Regarding the US liquefied natural gas to India, the Indian company had signed a deal with Cheniere Energy of United States to buy 3.5 million mt per annum of LNG for 20 years for fixed fees of $548 million, and has also booked capacity for another 2.3 million tons per annum (mtpa) at Dominion Energy’s Cove Point liquefaction plant. These supplies are scheduled to start in 2018.
The Cove Point LNG project is owned by Dominion Cove Point LNG, LP with which GAIL signed a terminal service agreement in April 2013 (through its unit, GAIL Global (USA) LNG LLC) for booking 2.3 mtpa liquefaction capacity.
Under the terminal service agreement, the agreement was that GAIL will procure its own natural gas and deliver for liquefaction at the terminal, using its own vessels. The agreement also stipulated that LNG will then be loaded into ships arranged by the Indian gas major, which will pay service charges to Dominion Cove for liquefaction of natural gas.
Earlier reports stated that GAIL agreed to pay Cheniere Energy a price of $3 per million British thermal unit (mmBtu) plus 115 per cent of the final settlement price for the New York Mercantile Exchange Henry Hub natural gas futures contract for the month in which the relevant cargo is scheduled. Under the deal, 15 per cent of the fixed portion of the contract sales price will be subject to annual adjustment for inflation.
When GAIL signed deals for American LNG, the fuel prices kept rising after its (GAIL’s) terminal service agreement of 2013, but after some time suddenly the oil and gas prices crashed and the long-term contracts strategy of the Indian company resulted in expensive LNG.

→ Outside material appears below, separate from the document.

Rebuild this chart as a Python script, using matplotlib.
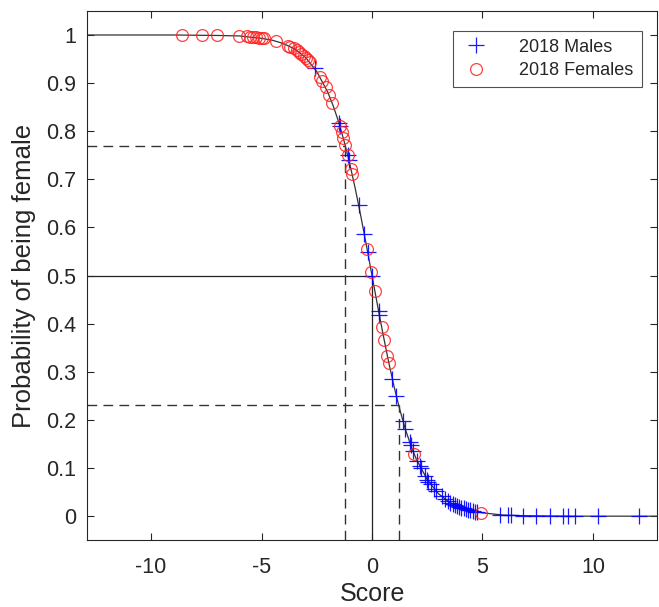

A supply glut in the gas market and the bleak prospects for suppliers has opened room for renegotiation, especially with fast-growing gas consumers like India. During late 2015 after the spot LNG prices dramatically reduced, India’s Petronet and Qatar’s RasGas reworked their 25-year gas deal. Recently, India also reached some conclusion on price with the Australian suppliers.
GAIL has also been trying to renegotiate the sales and purchase agreement with Cheniere Energy, because spot gas price is currently around $6-7/mmBtu, whereas the long-term contract prices are around $7.5-8.25/mmBtu. Domestic gas is available at $2.48/ mmBtu.

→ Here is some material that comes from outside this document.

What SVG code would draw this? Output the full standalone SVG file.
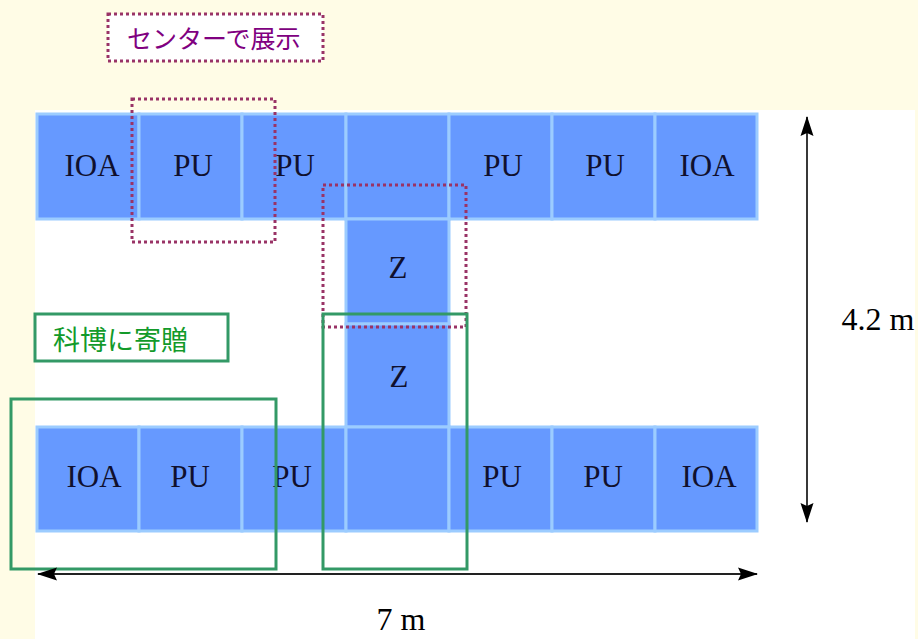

Analysts feel that due to the global LNG oversupply, Asia spot LNG prices may further drop to below $5/mmBtu by 2019 and remain in that range till 2022, so cheaper LNG would encourage more gas demand in the coming years.
During the last few years, with its rising demand for petroleum products and especially natural gas, India has emerged as a demand center for oil and natural gas. Demand for gas in India is expected to be driven by refineries, fertilizer and power plants.
Market experts expect that the demand for natural gas in India is expected to depict a healthy growth trajectory till 2030 from the current levels. Some forecasts suggest gas demand in India to increase at a rapid rate and LNG to meet over half of India’s gas demand by 2030.
Demand of natural gas may rise even more as the federal government is planning to increase the share of natural gas in India’s energy mix to 15 % ,which will require investments of at least $10 billion for augmenting gas import and pipelines infrastructure.
As the domestic gas production is not keeping pace with the demand, India depends on LNG imports to meet its requirement. Currently, India is the world’s fourth-biggest importer of LNG, behind Japan, South Korea and China, but trends suggest that demand for imported LNG would surge threefold in the coming years.
In terms of figures, India’s energy demand increased by 3.7% year-over-year in 2016. However, during the same period imports increased by 5.7%, led by LNG. Net LNG imports reached 19.2 million mt in 2016. Figures suggest that India has imported 43% of its natural gas needs so far in 2017-18 as local output stagnated. In the meantime, India plans to more than double its LNG imports to 50 million mt by 2020.
Global trends suggest that at present, the share of gas in energy demand is around 28 percent in the United States and around 25 percent in Europe, but India and China are using relatively small part of gas for their energy use – some 5 to 6 percent each. But looking to 2025, for example, China and India account for 53 percent of the increase in global energy demand.
Presently, India has four LNG terminals at Dahej and Hazira in Gujarat State, Dabhol in Maharashtra State and Kochi in the state of Kerala. Besides, India also expects to build three more LNG terminals on its eastern coast.